Daisuke Yokota : l’attraction immobile
Daisuke Yokota est un photographe mininaliste qui ne cesse de manipuler son immense corpus de prises de vue en provoquant des sortes d’ « accidents » volontaires lors de la numérisation, du développement comme du tirage de ses travaux. A la suite d’un Daido Moriyama le jeune photographe interroge et transforme l’image par la « matière » même de son medium. Se crée une attraction immobile et fascinante dans laquelle l’érotisme lui-même devient diaphane. Par la poésie de ses images en noir et blanc et parfois en couleur l’artiste incarne une synthèse de bien des libertés stylistiques.

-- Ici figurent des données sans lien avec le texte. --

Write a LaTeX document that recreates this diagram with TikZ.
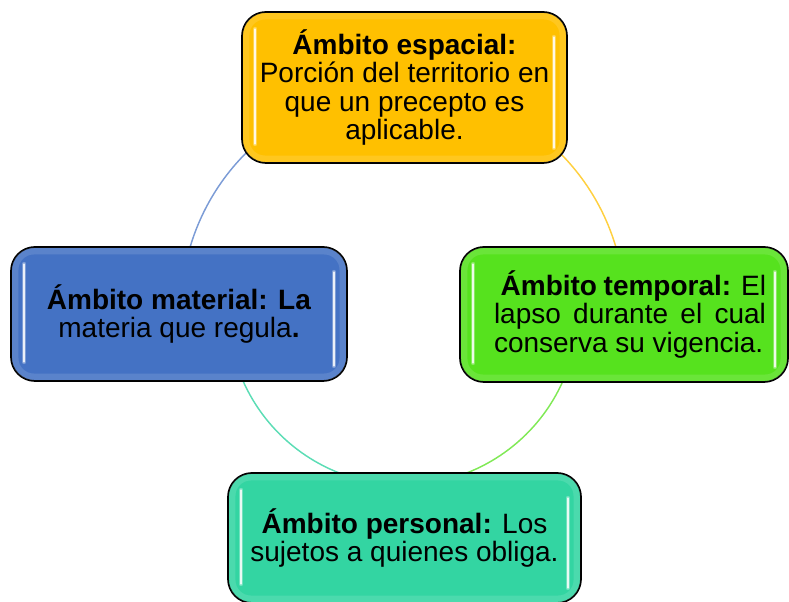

L’humain demeure central. Il porte les marques d’amours, de blessures et de joies. Le tout avec parfois une pointe subtile d’humour. Dans certains portraits émane une légèreté présumée. Mais c'est surtout pour l'artiste une manière d'exonérer la gravité de sa donne. Le caractère primesautier n'est qu'une impression de surface. Loin de tout exotisme ou pittoresque Yokota revient à la chair du langage photographique. Il ne sacrifie jamais à la nostalgie ou au folklore et rapatrie vers un eden artistique mais aussi terrestre. Cela ouvre le monde à une profondeur particulière. Mais en aucun cas Yokota réduit la photographie à de petits traités d’archéologie du fugace. A la tentation du raffiné il préfère l'épure du langage photographique. Il ramène dans l’ici-bas de notre inconscient où s’ébrouent les multiples avatars de nos désirs et de leur revers. Chaque photographie semble surgir de la pénombre afin de toucher quelque chose de fondamental. L’être s'y découvre en une image primitive et sourde, en une "chair" plate, blanche, noire et ses dégradés de gris et de grisant.